The Minister said in his opening address that climate change will test us all, and it will. David Wallace-Wells’s book, The Uninhabitable Earth, should be required reading for every Member of this House as we move forward. Wallace-Wells begins his graphic description of the future of the earth with the unforgettable words:
“It is much, much worse than you think.”
He goes on to describe the effects and the economic costs of bushfires, drought, mass migration, sea and air pollution, flooding and extreme weather. I read Wallace-Wells early last year and have now watched his words become the lived reality of people in California, Australia—as we noted earlier this afternoon—across South Africa and Indonesia and, closer to home, in the floods in South Yorkshire.
We are living through an environmental catastrophe and that catastrophe will increasingly shape our foreign and domestic policy, economic life and politics over the next decade. The science is clear. The needs are urgent. How will we respond? I welcome all that the Minister said. The Government are to be congratulated on embracing the target of net zero by 2050 and their ambition to lead the COP talks in November. The talks have the potential to change the world in the next generation. I welcome all that the Minister said about the priority of climate change and the range of measures we can expect.
The challenge now is to realise this vision with specific, planned action. First, we need a detailed, accountable plan of how our economy will reach net zero by 2050 or earlier. If we are serious, we must have a year-by-year accountable strategy. Secondly, Governments and responsible investors, including the churches, need to stop investing in and subsidising fossil fuels and invest in renewables here and across the world, as Mark Carney has recently argued very powerfully. Thirdly, let us have some further bold initiatives to show the world that the United Kingdom means business, that we can reach these targets and that we have the courage to bring forward the ban on petrol and diesel vehicles to 2030, to fund an ambitious new home energy programme and to give more detail on the projected investment in mitigation and flood defences here and overseas.
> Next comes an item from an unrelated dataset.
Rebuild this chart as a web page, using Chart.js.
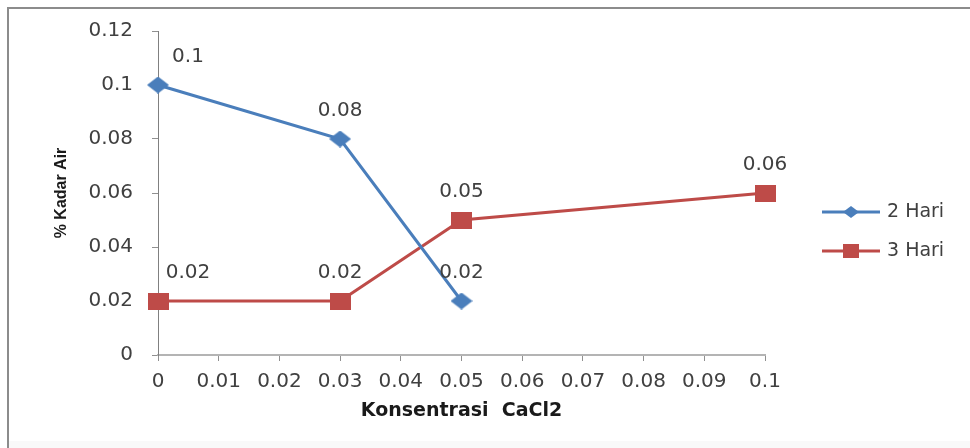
<!DOCTYPE html>
<html>
<head>
<meta charset="utf-8">
<script src="https://cdn.jsdelivr.net/npm/chart.js@4/dist/chart.umd.min.js"></script>
<style>
  html, body { margin: 0; padding: 0; background: #ffffff; }
  #wrap { position: relative; width: 970px; height: 448px; overflow: hidden; }
  #frame { position: absolute; left: 7px; top: 7px; width: 980px; height: 450px;
           border-top: 2px solid #8c8c8c; border-left: 2px solid #8c8c8c; }
  #foot { position: absolute; left: 9px; width: 961px; bottom: 0; height: 7px; background: #f9f9f9; }
  canvas { position: absolute; left: 0; top: 0; }
</style>
</head>
<body>
<div id="wrap">
  <div id="frame"></div>
  <div id="foot"></div>
  <canvas id="chart" width="970" height="448"></canvas>
</div>
<script>
// CaCl2 concentration (x) against water content (%) for two soaking times
const seriesNames = ['2 Hari', '3 Hari'];
const konsentrasi2Hari = [0, 0.03, 0.05];
const kadarAir2Hari = [0.1, 0.08, 0.02];
const konsentrasi3Hari = [0, 0.03, 0.05, 0.1];
const kadarAir3Hari = [0.02, 0.02, 0.05, 0.06];
const xTickLabels = ['0', '0.01', '0.02', '0.03', '0.04', '0.05', '0.06', '0.07', '0.08', '0.09', '0.1'];
const yTickLabels = ['0', '0.02', '0.04', '0.06', '0.08', '0.1', '0.12'];

const BLUE = '#4a7ebb';
const RED = '#be4b48';
const TEXT = '#404040';
const FONT = 'DejaVu Sans';

const toPoints = (xs, ys) => xs.map((x, i) => ({ x: x, y: ys[i] }));

// marker images: a wide diamond and a wide square
function markerCanvas(kind, w, h, color) {
  const c = document.createElement('canvas');
  c.width = w; c.height = h;
  const g = c.getContext('2d');
  g.fillStyle = color;
  g.beginPath();
  if (kind === 'diamond') {
    g.moveTo(w / 2, 0); g.lineTo(w, h / 2); g.lineTo(w / 2, h); g.lineTo(0, h / 2);
    g.closePath();
  } else {
    g.rect(0, 0, w, h);
  }
  g.fill();
  return c;
}
const diamond = markerCanvas('diamond', 22, 17, BLUE);
const square = markerCanvas('square', 21, 17, RED);
const legendDiamond = markerCanvas('diamond', 16, 12, BLUE);
const legendSquare = markerCanvas('square', 16, 14, RED);

// value labels above each marker
const valueLabels = {
  id: 'valueLabels',
  afterDatasetsDraw(chart) {
    const ctx = chart.ctx;
    const xScale = chart.scales.x;
    ctx.save();
    ctx.font = '20px "' + FONT + '"';
    ctx.fillStyle = TEXT;
    ctx.textAlign = 'center';
    ctx.textBaseline = 'middle';
    chart.data.datasets.forEach((ds, di) => {
      chart.getDatasetMeta(di).data.forEach((pt, i) => {
        const v = ds.data[i].y;
        let x = pt.x;
        if (ds.data[i].x === xScale.min) x += 30;
        ctx.fillText(String(v), x, pt.y - 28);
      });
    });
    ctx.restore();
  }
};

// legend on the right: line sample with its marker, then the name
const sideLegend = {
  id: 'sideLegend',
  afterDraw(chart) {
    const ctx = chart.ctx;
    const area = chart.chartArea;
    const x0 = area.right + 57;
    const x1 = x0 + 58;
    const rows = [212, 251];
    const marks = [legendDiamond, legendSquare];
    ctx.save();
    chart.data.datasets.forEach((ds, di) => {
      const y = rows[di];
      ctx.strokeStyle = ds.borderColor;
      ctx.lineWidth = ds.borderWidth;
      ctx.beginPath();
      ctx.moveTo(x0, y);
      ctx.lineTo(x1, y);
      ctx.stroke();
      const m = marks[di];
      ctx.drawImage(m, (x0 + x1) / 2 - m.width / 2, y - m.height / 2);
      ctx.fillStyle = TEXT;
      ctx.font = '19px "' + FONT + '"';
      ctx.textAlign = 'left';
      ctx.textBaseline = 'middle';
      ctx.fillText(ds.label, x1 + 7, y);
    });
    ctx.restore();
  }
};

new Chart(document.getElementById('chart'), {
  type: 'scatter',
  data: {
    datasets: [
      {
        label: seriesNames[0],
        data: toPoints(konsentrasi2Hari, kadarAir2Hari),
        showLine: true,
        borderColor: BLUE,
        backgroundColor: BLUE,
        borderWidth: 3,
        pointStyle: diamond,
        pointRadius: 9,
        pointHoverRadius: 9,
        clip: false
      },
      {
        label: seriesNames[1],
        data: toPoints(konsentrasi3Hari, kadarAir3Hari),
        showLine: true,
        borderColor: RED,
        backgroundColor: RED,
        borderWidth: 3,
        pointStyle: square,
        pointRadius: 10,
        pointHoverRadius: 10,
        clip: false
      }
    ]
  },
  options: {
    responsive: false,
    animation: false,
    events: [],
    layout: { padding: { top: 31, right: 205, bottom: 0, left: 0 } },
    plugins: { legend: { display: false }, tooltip: { enabled: false } },
    scales: {
      x: {
        type: 'linear',
        min: 0,
        max: 0.1,
        afterFit(scale) { scale.height = 93; },
        border: { display: true, color: '#b4b4b4', width: 2 },
        grid: { drawOnChartArea: false, drawTicks: true, tickLength: 6, color: '#909090' },
        ticks: {
          stepSize: 0.01,
          padding: 9,
          color: TEXT,
          font: { family: FONT, size: 20 },
          maxRotation: 0,
          autoSkip: false,
          callback: (v, i) => xTickLabels[i]
        },
        title: {
          display: true,
          text: 'Konsentrasi  CaCl2',
          color: '#1a1a1a',
          font: { family: FONT, size: 19, weight: 'bold' },
          padding: { top: 0, bottom: 26 }
        }
      },
      y: {
        min: 0,
        max: 0.12,
        afterFit(scale) { scale.width = 158; },
        border: { display: true, color: '#808080', width: 1 },
        grid: { drawOnChartArea: false, drawTicks: true, tickLength: 6, color: '#909090' },
        ticks: {
          stepSize: 0.02,
          padding: 19,
          color: TEXT,
          font: { family: FONT, size: 20 },
          callback: (v, i) => yTickLabels[i]
        },
        title: {
          display: true,
          text: '% Kadar Air',
          color: '#1a1a1a',
          font: { family: 'Liberation Sans', size: 16, weight: 'bold' },
          padding: { top: 52, bottom: 0 }
        }
      }
    }
  },
  plugins: [valueLabels, sideLegend]
});
</script>
</body>
</html>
There is a moral imperative to act for the sake of the earth and for the sake of the poorest—those who have contributed least to climate change are suffering the most and will suffer most in the future—but this is one of those very rare moments when to do the right thing ethically is also doing the right thing for the economic prosperity of the country and our place in the world. The cost of acting slowly is increasing. The 2018 forest fires in California have so far cost $400 billion—the equivalent of the entire US defence budget.
Every year now counts. Your Lordships will remember the story in the Book of Genesis of Pharaoh’s dream, interpreted by Joseph: seven fat cows consumed by seven thin cows; seven years of plenty devoured by seven years of famine. We have no need of Joseph to interpret the impending disaster—we have the IPCC and the global scientific community—but we need a Government with the wisdom of Joseph to use these next seven years well and to put us on a pathway to recovery with a new agenda for the next decade for the world. We must not fail.